Task description: Below, locate the line that contains "Rebuild this diagram". Repeat exactly from that line to the line that contains "-- (1065,-730) -- (-5,-730) -- cycle;", inclusive, leaving out the pictures.

Stored rows:
□ □ □

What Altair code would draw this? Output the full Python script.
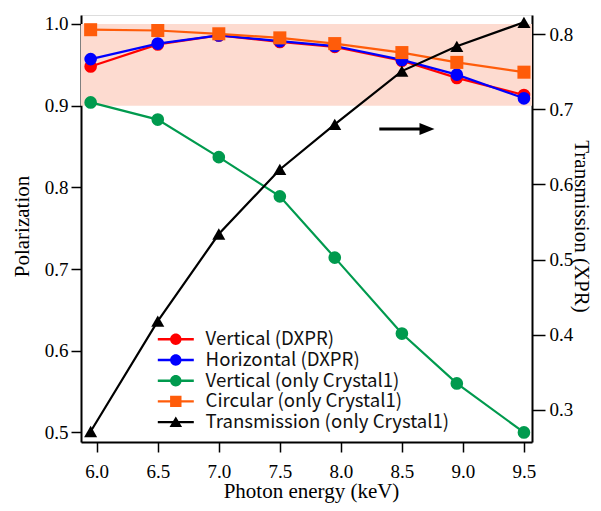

□ □ □

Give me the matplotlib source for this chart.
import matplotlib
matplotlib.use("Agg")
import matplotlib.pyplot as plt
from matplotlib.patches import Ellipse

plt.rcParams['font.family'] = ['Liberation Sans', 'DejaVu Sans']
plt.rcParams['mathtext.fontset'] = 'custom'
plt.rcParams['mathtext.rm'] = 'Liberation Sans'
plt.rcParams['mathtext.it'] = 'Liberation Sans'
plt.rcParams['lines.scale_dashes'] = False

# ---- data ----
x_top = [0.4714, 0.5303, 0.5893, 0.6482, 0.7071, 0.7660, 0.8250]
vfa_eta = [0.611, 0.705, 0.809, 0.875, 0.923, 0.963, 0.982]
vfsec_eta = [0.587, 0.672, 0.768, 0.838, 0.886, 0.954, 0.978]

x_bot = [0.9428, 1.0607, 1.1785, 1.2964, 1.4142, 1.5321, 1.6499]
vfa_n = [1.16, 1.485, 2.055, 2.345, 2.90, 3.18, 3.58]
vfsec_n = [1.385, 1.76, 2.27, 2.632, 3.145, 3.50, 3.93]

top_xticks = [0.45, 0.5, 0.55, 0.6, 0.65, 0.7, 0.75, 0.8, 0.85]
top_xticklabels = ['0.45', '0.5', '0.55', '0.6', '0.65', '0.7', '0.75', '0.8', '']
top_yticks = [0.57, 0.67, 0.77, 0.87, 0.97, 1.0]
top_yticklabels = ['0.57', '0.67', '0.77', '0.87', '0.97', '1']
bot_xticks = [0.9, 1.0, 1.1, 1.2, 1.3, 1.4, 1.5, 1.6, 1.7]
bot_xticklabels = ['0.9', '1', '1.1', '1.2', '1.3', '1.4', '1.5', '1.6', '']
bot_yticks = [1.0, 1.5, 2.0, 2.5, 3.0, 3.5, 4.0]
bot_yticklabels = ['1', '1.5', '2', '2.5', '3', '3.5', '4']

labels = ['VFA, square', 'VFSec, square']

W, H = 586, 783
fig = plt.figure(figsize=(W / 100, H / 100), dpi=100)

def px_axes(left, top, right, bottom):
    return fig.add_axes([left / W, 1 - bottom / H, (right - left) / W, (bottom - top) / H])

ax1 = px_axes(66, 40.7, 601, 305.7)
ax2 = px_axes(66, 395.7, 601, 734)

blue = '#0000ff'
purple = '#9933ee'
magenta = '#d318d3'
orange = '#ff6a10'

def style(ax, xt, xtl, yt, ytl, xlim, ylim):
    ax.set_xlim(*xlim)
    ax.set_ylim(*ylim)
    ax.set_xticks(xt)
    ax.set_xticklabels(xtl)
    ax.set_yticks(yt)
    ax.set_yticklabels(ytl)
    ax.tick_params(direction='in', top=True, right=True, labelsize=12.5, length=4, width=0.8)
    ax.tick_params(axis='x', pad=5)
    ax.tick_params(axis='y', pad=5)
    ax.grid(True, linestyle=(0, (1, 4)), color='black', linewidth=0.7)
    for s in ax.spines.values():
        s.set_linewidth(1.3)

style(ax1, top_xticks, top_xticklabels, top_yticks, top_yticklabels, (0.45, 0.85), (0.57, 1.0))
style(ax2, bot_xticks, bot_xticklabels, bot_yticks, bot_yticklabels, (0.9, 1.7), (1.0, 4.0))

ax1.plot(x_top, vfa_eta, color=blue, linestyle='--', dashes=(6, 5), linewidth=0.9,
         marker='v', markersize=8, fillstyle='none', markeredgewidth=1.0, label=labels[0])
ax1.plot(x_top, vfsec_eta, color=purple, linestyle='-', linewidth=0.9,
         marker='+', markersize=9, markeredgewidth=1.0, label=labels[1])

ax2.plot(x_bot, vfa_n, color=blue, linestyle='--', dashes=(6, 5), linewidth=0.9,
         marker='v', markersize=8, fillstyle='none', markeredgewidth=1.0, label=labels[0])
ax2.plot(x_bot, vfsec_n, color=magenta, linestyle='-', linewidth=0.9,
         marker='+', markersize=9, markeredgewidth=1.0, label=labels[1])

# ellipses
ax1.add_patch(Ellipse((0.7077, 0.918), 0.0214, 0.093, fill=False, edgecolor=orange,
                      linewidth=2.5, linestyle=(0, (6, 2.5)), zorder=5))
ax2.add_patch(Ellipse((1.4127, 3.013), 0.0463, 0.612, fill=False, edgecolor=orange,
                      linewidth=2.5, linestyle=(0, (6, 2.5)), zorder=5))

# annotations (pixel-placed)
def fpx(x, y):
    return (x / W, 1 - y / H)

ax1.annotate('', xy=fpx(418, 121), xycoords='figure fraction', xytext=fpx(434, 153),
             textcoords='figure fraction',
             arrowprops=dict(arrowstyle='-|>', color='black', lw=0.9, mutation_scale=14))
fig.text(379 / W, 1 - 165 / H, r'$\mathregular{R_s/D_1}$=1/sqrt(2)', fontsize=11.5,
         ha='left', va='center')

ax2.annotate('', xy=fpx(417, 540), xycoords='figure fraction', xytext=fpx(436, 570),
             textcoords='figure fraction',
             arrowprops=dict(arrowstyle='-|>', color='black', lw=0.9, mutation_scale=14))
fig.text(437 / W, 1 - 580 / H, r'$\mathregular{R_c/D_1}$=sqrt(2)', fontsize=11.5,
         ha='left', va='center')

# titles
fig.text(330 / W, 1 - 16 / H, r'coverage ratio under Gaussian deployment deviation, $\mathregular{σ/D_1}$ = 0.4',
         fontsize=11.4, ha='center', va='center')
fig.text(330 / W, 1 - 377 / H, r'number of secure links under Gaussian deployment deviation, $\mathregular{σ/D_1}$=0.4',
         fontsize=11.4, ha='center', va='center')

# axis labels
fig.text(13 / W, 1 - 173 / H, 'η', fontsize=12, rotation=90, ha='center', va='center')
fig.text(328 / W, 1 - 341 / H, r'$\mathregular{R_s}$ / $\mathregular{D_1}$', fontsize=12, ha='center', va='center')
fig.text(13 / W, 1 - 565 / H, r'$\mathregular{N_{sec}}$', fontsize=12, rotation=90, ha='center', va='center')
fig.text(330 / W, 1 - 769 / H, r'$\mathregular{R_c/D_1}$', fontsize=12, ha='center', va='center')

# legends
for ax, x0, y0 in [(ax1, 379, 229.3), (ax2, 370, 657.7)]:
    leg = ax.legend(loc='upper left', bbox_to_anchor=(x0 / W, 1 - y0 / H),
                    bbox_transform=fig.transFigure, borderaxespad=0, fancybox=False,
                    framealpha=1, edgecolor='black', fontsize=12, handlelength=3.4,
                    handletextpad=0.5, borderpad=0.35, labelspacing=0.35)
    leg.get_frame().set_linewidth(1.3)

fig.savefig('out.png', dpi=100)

□ □ □

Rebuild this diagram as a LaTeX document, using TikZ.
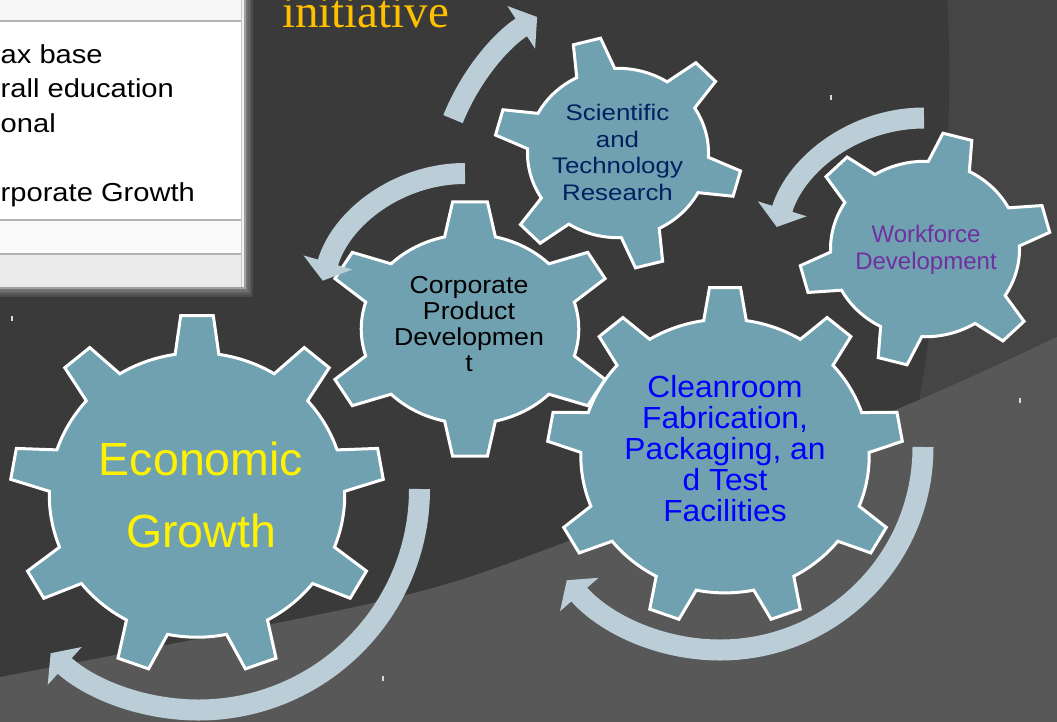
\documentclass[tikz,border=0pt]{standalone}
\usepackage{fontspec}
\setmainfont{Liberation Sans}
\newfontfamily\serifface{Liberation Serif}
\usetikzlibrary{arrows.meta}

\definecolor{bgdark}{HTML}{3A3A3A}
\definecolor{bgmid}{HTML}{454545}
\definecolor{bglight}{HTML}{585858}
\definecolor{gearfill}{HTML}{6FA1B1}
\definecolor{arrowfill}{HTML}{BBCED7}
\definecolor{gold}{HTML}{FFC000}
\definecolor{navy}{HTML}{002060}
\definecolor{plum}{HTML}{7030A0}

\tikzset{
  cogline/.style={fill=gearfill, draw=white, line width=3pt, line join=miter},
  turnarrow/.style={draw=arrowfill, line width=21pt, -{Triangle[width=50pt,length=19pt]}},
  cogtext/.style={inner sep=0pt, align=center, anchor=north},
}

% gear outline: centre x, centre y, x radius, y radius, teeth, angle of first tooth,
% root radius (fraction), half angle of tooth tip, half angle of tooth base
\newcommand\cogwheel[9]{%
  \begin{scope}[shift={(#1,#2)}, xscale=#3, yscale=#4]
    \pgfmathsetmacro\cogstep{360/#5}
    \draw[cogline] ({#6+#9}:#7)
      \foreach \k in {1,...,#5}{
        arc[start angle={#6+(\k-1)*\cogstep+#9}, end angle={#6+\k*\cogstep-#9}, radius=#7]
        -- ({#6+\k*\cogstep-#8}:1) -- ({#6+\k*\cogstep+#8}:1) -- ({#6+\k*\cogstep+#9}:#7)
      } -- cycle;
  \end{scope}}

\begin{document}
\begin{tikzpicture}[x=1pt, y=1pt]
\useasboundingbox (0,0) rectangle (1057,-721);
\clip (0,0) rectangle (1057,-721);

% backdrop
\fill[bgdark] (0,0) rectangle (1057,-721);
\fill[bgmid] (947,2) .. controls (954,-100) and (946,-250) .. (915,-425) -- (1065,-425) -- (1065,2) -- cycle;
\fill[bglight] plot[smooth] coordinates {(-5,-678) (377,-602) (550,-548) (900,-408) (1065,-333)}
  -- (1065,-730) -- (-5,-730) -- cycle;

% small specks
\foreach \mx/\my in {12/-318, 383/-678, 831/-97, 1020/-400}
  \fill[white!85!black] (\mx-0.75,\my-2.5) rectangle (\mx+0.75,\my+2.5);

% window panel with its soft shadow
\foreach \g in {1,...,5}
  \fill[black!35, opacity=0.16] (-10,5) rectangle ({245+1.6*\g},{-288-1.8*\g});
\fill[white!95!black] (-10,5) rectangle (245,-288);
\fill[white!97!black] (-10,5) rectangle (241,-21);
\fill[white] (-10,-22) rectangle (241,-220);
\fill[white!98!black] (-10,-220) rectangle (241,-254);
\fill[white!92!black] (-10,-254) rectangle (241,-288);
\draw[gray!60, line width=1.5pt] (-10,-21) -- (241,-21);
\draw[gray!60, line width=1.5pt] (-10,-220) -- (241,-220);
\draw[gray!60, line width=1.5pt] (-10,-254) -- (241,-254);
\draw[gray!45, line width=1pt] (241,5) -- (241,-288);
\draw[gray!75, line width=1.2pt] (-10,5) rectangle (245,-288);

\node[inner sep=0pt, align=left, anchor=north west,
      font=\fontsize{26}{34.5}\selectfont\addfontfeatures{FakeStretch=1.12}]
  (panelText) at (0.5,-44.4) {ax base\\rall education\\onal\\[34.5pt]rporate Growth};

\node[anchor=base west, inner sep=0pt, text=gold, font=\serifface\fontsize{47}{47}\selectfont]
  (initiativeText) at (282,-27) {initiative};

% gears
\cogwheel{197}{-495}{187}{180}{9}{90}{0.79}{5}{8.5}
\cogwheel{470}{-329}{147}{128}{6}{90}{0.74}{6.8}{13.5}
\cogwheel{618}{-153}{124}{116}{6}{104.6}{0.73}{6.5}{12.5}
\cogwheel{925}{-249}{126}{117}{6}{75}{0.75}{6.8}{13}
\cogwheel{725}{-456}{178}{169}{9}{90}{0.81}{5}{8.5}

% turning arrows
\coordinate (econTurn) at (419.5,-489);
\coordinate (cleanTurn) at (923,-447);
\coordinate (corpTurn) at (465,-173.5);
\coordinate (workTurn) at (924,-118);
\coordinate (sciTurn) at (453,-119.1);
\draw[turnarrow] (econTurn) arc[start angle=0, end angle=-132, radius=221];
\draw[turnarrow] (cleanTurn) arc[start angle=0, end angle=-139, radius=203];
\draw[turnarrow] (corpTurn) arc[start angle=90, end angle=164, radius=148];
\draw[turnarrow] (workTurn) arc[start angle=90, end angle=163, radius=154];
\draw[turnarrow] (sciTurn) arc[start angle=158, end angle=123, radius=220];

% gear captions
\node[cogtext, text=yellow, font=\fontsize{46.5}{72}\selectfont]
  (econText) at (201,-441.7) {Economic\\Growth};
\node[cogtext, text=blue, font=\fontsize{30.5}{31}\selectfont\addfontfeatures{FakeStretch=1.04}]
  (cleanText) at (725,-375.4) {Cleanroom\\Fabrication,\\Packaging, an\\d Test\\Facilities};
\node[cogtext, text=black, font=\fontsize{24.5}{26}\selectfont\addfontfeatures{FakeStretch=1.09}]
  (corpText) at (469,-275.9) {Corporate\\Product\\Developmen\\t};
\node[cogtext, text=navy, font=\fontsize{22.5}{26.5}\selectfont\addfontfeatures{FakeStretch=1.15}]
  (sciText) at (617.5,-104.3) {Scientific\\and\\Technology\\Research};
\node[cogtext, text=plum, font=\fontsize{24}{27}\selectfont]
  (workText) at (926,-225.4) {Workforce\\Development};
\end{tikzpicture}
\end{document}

□ □ □

Output of the task:
Rebuild this diagram as a LaTeX document, using TikZ.
\documentclass[tikz,border=0pt]{standalone}
\usepackage{fontspec}
\setmainfont{Liberation Sans}
\newfontfamily\serifface{Liberation Serif}
\usetikzlibrary{arrows.meta}

\definecolor{bgdark}{HTML}{3A3A3A}
\definecolor{bgmid}{HTML}{454545}
\definecolor{bglight}{HTML}{585858}
\definecolor{gearfill}{HTML}{6FA1B1}
\definecolor{arrowfill}{HTML}{BBCED7}
\definecolor{gold}{HTML}{FFC000}
\definecolor{navy}{HTML}{002060}
\definecolor{plum}{HTML}{7030A0}

\tikzset{
  cogline/.style={fill=gearfill, draw=white, line width=3pt, line join=miter},
  turnarrow/.style={draw=arrowfill, line width=21pt, -{Triangle[width=50pt,length=19pt]}},
  cogtext/.style={inner sep=0pt, align=center, anchor=north},
}

% gear outline: centre x, centre y, x radius, y radius, teeth, angle of first tooth,
% root radius (fraction), half angle of tooth tip, half angle of tooth base
\newcommand\cogwheel[9]{%
  \begin{scope}[shift={(#1,#2)}, xscale=#3, yscale=#4]
    \pgfmathsetmacro\cogstep{360/#5}
    \draw[cogline] ({#6+#9}:#7)
      \foreach \k in {1,...,#5}{
        arc[start angle={#6+(\k-1)*\cogstep+#9}, end angle={#6+\k*\cogstep-#9}, radius=#7]
        -- ({#6+\k*\cogstep-#8}:1) -- ({#6+\k*\cogstep+#8}:1) -- ({#6+\k*\cogstep+#9}:#7)
      } -- cycle;
  \end{scope}}

\begin{document}
\begin{tikzpicture}[x=1pt, y=1pt]
\useasboundingbox (0,0) rectangle (1057,-721);
\clip (0,0) rectangle (1057,-721);

% backdrop
\fill[bgdark] (0,0) rectangle (1057,-721);
\fill[bgmid] (947,2) .. controls (954,-100) and (946,-250) .. (915,-425) -- (1065,-425) -- (1065,2) -- cycle;
\fill[bglight] plot[smooth] coordinates {(-5,-678) (377,-602) (550,-548) (900,-408) (1065,-333)}
  -- (1065,-730) -- (-5,-730) -- cycle;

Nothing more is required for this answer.